### The task
Leave out all pictures. Return exactly the lines from the top of the material through the line containing "const wm25nodes = [8.45, 7.15, 27.5];".

### Source material

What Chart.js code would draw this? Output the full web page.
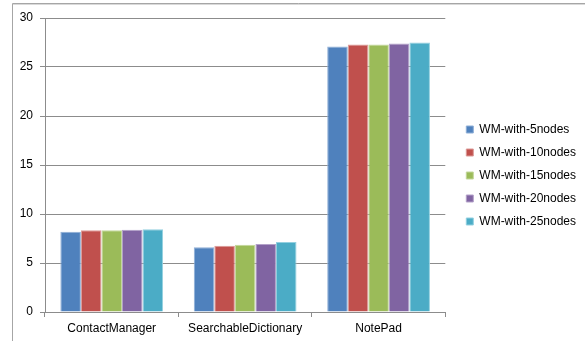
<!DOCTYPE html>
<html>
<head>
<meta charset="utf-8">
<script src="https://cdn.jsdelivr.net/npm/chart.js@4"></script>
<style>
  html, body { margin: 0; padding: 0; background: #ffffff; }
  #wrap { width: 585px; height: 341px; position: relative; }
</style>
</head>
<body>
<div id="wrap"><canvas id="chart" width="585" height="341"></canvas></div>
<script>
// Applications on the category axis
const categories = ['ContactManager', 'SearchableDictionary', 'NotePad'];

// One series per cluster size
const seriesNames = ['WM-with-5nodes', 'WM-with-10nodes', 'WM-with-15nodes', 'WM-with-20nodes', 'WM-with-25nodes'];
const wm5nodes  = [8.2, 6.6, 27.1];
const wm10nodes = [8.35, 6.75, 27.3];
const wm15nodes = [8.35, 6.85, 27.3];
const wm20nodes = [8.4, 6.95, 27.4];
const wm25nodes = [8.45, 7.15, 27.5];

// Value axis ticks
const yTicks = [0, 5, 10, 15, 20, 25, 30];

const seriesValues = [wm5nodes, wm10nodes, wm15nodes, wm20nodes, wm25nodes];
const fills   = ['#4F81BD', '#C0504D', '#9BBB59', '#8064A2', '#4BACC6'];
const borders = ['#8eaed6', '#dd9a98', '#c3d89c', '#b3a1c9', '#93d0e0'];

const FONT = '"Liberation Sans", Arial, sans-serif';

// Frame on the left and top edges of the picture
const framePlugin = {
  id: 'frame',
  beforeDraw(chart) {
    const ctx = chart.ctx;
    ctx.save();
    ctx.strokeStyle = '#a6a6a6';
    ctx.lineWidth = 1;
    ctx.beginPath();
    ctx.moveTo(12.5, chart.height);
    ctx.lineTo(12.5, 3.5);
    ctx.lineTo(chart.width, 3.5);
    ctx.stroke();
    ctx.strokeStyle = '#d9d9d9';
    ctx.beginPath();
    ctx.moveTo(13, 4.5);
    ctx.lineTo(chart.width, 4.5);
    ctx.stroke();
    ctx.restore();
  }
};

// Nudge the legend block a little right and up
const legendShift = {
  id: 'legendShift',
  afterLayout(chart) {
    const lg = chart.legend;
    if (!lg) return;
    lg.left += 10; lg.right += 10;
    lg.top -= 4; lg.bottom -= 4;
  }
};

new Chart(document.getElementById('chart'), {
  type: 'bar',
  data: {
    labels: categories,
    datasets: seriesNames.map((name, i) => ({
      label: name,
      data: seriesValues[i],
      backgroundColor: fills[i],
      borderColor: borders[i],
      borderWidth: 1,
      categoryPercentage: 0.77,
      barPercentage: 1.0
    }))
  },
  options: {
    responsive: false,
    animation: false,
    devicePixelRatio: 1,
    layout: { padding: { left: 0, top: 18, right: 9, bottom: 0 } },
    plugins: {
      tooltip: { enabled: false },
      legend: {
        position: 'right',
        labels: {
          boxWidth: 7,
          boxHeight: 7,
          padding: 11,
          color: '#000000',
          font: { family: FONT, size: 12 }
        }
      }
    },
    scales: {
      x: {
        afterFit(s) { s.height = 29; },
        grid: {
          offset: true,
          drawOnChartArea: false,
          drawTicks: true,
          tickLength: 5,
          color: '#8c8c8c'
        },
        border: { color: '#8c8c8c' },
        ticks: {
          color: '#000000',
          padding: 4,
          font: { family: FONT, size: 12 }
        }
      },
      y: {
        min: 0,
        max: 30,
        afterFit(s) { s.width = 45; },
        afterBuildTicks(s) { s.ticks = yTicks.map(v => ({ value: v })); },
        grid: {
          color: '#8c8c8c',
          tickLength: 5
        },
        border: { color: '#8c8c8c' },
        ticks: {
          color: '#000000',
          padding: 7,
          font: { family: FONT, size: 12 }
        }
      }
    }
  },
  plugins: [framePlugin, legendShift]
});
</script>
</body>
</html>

### Task solution
What Chart.js code would draw this? Output the full web page.
<!DOCTYPE html>
<html>
<head>
<meta charset="utf-8">
<script src="https://cdn.jsdelivr.net/npm/chart.js@4"></script>
<style>
  html, body { margin: 0; padding: 0; background: #ffffff; }
  #wrap { width: 585px; height: 341px; position: relative; }
</style>
</head>
<body>
<div id="wrap"><canvas id="chart" width="585" height="341"></canvas></div>
<script>
// Applications on the category axis
const categories = ['ContactManager', 'SearchableDictionary', 'NotePad'];

// One series per cluster size
const seriesNames = ['WM-with-5nodes', 'WM-with-10nodes', 'WM-with-15nodes', 'WM-with-20nodes', 'WM-with-25nodes'];
const wm5nodes  = [8.2, 6.6, 27.1];
const wm10nodes = [8.35, 6.75, 27.3];
const wm15nodes = [8.35, 6.85, 27.3];
const wm20nodes = [8.4, 6.95, 27.4];
const wm25nodes = [8.45, 7.15, 27.5];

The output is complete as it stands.